(Figure scripts)
══════════════════════════════

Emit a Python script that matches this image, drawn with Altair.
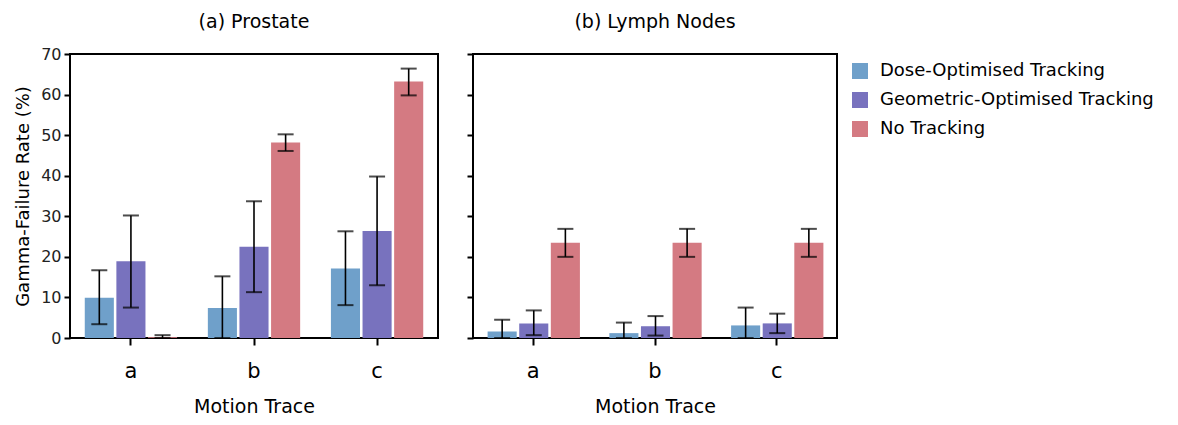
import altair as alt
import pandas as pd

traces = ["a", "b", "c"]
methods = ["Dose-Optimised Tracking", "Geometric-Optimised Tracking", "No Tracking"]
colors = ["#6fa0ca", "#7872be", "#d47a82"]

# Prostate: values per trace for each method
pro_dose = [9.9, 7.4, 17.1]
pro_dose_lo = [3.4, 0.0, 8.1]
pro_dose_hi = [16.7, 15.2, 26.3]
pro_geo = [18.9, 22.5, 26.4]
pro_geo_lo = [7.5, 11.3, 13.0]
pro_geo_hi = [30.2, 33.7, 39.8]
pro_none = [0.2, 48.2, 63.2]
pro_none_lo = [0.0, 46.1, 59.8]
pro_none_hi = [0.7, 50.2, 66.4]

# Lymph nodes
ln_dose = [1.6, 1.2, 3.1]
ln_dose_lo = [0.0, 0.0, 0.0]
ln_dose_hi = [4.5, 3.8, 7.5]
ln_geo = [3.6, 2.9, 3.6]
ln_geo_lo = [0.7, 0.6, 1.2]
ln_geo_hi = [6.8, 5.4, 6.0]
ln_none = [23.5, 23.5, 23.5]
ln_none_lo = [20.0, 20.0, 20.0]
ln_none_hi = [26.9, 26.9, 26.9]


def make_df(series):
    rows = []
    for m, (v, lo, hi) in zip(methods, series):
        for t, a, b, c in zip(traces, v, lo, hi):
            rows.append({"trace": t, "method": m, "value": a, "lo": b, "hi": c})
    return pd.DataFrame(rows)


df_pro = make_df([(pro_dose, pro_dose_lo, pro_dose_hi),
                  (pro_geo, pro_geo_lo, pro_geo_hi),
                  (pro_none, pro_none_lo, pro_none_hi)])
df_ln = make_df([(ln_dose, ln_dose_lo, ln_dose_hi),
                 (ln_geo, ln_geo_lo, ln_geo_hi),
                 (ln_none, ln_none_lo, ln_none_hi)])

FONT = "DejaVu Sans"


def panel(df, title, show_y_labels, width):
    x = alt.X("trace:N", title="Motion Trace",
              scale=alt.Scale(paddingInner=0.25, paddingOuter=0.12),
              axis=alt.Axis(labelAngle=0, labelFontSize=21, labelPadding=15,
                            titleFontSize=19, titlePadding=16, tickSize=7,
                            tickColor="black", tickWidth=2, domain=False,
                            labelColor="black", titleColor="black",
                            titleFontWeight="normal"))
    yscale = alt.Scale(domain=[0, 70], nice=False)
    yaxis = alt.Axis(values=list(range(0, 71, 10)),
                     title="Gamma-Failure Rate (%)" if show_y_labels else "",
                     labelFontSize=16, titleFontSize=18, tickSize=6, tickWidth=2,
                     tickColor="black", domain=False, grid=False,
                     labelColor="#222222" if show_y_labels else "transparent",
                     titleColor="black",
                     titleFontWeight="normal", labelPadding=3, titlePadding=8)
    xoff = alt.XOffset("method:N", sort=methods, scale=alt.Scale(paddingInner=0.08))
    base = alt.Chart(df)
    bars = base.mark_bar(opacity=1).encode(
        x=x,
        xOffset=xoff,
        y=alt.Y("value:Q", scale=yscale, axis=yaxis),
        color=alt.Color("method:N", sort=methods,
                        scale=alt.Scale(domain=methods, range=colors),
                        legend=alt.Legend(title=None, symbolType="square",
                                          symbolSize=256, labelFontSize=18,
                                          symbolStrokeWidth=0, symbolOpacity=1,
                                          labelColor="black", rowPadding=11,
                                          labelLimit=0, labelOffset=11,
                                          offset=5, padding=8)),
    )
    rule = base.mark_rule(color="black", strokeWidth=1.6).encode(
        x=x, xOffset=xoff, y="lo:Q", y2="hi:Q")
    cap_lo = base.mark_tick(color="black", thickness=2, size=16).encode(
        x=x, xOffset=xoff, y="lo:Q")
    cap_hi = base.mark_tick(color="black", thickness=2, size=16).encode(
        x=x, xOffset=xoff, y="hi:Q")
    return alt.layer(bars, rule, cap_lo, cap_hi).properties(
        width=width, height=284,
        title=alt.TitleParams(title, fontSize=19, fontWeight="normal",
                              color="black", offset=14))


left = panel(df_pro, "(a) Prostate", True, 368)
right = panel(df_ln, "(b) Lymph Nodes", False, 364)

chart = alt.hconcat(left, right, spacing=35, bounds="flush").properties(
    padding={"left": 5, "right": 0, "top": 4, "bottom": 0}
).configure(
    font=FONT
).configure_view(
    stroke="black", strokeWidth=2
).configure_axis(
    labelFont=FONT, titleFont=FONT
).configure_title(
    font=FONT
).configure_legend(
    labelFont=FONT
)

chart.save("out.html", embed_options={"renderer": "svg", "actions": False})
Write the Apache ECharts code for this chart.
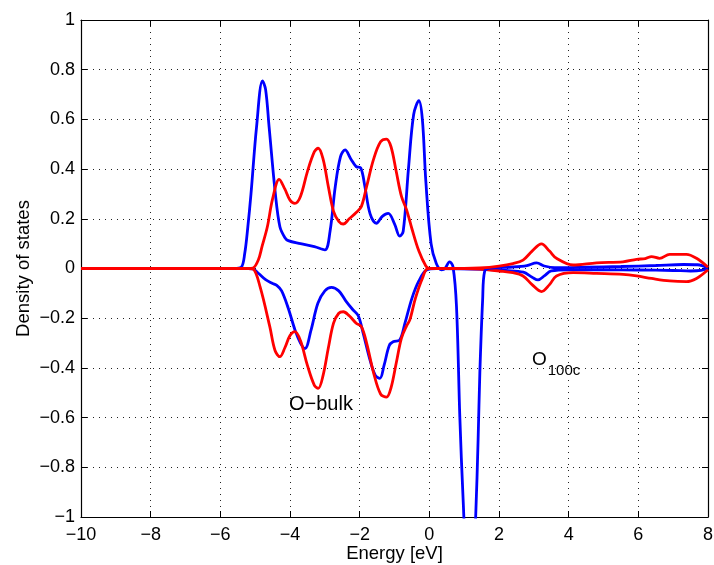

══════════════════════════════

Quote only what lies between the first line of the records and the line containing "ln_none_hi = [26.9, 26.9, 26.9]", please, including both lines and excluding images.

● Finished answer:
Emit a Python script that matches this image, drawn with Altair.
import altair as alt
import pandas as pd

traces = ["a", "b", "c"]
methods = ["Dose-Optimised Tracking", "Geometric-Optimised Tracking", "No Tracking"]
colors = ["#6fa0ca", "#7872be", "#d47a82"]

# Prostate: values per trace for each method
pro_dose = [9.9, 7.4, 17.1]
pro_dose_lo = [3.4, 0.0, 8.1]
pro_dose_hi = [16.7, 15.2, 26.3]
pro_geo = [18.9, 22.5, 26.4]
pro_geo_lo = [7.5, 11.3, 13.0]
pro_geo_hi = [30.2, 33.7, 39.8]
pro_none = [0.2, 48.2, 63.2]
pro_none_lo = [0.0, 46.1, 59.8]
pro_none_hi = [0.7, 50.2, 66.4]

# Lymph nodes
ln_dose = [1.6, 1.2, 3.1]
ln_dose_lo = [0.0, 0.0, 0.0]
ln_dose_hi = [4.5, 3.8, 7.5]
ln_geo = [3.6, 2.9, 3.6]
ln_geo_lo = [0.7, 0.6, 1.2]
ln_geo_hi = [6.8, 5.4, 6.0]
ln_none = [23.5, 23.5, 23.5]
ln_none_lo = [20.0, 20.0, 20.0]
ln_none_hi = [26.9, 26.9, 26.9]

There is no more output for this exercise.